Problem description ▸ Reproduce the entries exactly.

The input ▸
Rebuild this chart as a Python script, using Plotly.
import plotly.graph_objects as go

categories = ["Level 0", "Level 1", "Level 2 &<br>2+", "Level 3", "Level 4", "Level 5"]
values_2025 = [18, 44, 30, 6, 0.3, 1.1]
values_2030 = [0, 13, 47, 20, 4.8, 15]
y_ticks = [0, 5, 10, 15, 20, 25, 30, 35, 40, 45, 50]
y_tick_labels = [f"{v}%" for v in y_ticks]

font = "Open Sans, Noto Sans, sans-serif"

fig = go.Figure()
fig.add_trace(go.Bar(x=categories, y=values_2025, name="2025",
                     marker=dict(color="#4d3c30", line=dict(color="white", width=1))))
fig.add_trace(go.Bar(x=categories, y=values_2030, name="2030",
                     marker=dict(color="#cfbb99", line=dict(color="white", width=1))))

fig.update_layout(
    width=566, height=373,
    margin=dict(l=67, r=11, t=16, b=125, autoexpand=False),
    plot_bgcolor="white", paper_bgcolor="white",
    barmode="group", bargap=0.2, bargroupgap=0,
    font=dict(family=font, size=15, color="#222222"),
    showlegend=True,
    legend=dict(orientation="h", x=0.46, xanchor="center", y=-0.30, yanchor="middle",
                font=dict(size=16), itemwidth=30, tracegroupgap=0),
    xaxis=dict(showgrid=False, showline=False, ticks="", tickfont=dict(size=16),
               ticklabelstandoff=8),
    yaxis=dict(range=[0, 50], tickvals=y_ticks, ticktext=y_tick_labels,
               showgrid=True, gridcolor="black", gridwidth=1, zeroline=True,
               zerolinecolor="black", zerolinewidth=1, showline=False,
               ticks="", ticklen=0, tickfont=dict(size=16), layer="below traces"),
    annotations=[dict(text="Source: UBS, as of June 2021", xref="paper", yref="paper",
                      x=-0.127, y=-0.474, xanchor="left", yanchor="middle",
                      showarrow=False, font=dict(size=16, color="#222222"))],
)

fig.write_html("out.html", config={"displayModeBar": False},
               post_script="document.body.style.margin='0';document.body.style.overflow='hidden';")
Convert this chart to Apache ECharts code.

Task output ▸
Rebuild this chart as a Python script, using Plotly.
import plotly.graph_objects as go

categories = ["Level 0", "Level 1", "Level 2 &<br>2+", "Level 3", "Level 4", "Level 5"]
values_2025 = [18, 44, 30, 6, 0.3, 1.1]
values_2030 = [0, 13, 47, 20, 4.8, 15]
y_ticks = [0, 5, 10, 15, 20, 25, 30, 35, 40, 45, 50]
y_tick_labels = [f"{v}%" for v in y_ticks]

font = "Open Sans, Noto Sans, sans-serif"

fig = go.Figure()
fig.add_trace(go.Bar(x=categories, y=values_2025, name="2025",
                     marker=dict(color="#4d3c30", line=dict(color="white", width=1))))
fig.add_trace(go.Bar(x=categories, y=values_2030, name="2030",
                     marker=dict(color="#cfbb99", line=dict(color="white", width=1))))

fig.update_layout(
    width=566, height=373,
    margin=dict(l=67, r=11, t=16, b=125, autoexpand=False),
    plot_bgcolor="white", paper_bgcolor="white",
    barmode="group", bargap=0.2, bargroupgap=0,
    font=dict(family=font, size=15, color="#222222"),
    showlegend=True,
    legend=dict(orientation="h", x=0.46, xanchor="center", y=-0.30, yanchor="middle",
                font=dict(size=16), itemwidth=30, tracegroupgap=0),
    xaxis=dict(showgrid=False, showline=False, ticks="", tickfont=dict(size=16),
               ticklabelstandoff=8),
    yaxis=dict(range=[0, 50], tickvals=y_ticks, ticktext=y_tick_labels,
               showgrid=True, gridcolor="black", gridwidth=1, zeroline=True,
               zerolinecolor="black", zerolinewidth=1, showline=False,
               ticks="", ticklen=0, tickfont=dict(size=16), layer="below traces"),
    annotations=[dict(text="Source: UBS, as of June 2021", xref="paper", yref="paper",
                      x=-0.127, y=-0.474, xanchor="left", yanchor="middle",
                      showarrow=False, font=dict(size=16, color="#222222"))],
)

fig.write_html("out.html", config={"displayModeBar": False},
               post_script="document.body.style.margin='0';document.body.style.overflow='hidden';")
Convert this chart to Apache ECharts code.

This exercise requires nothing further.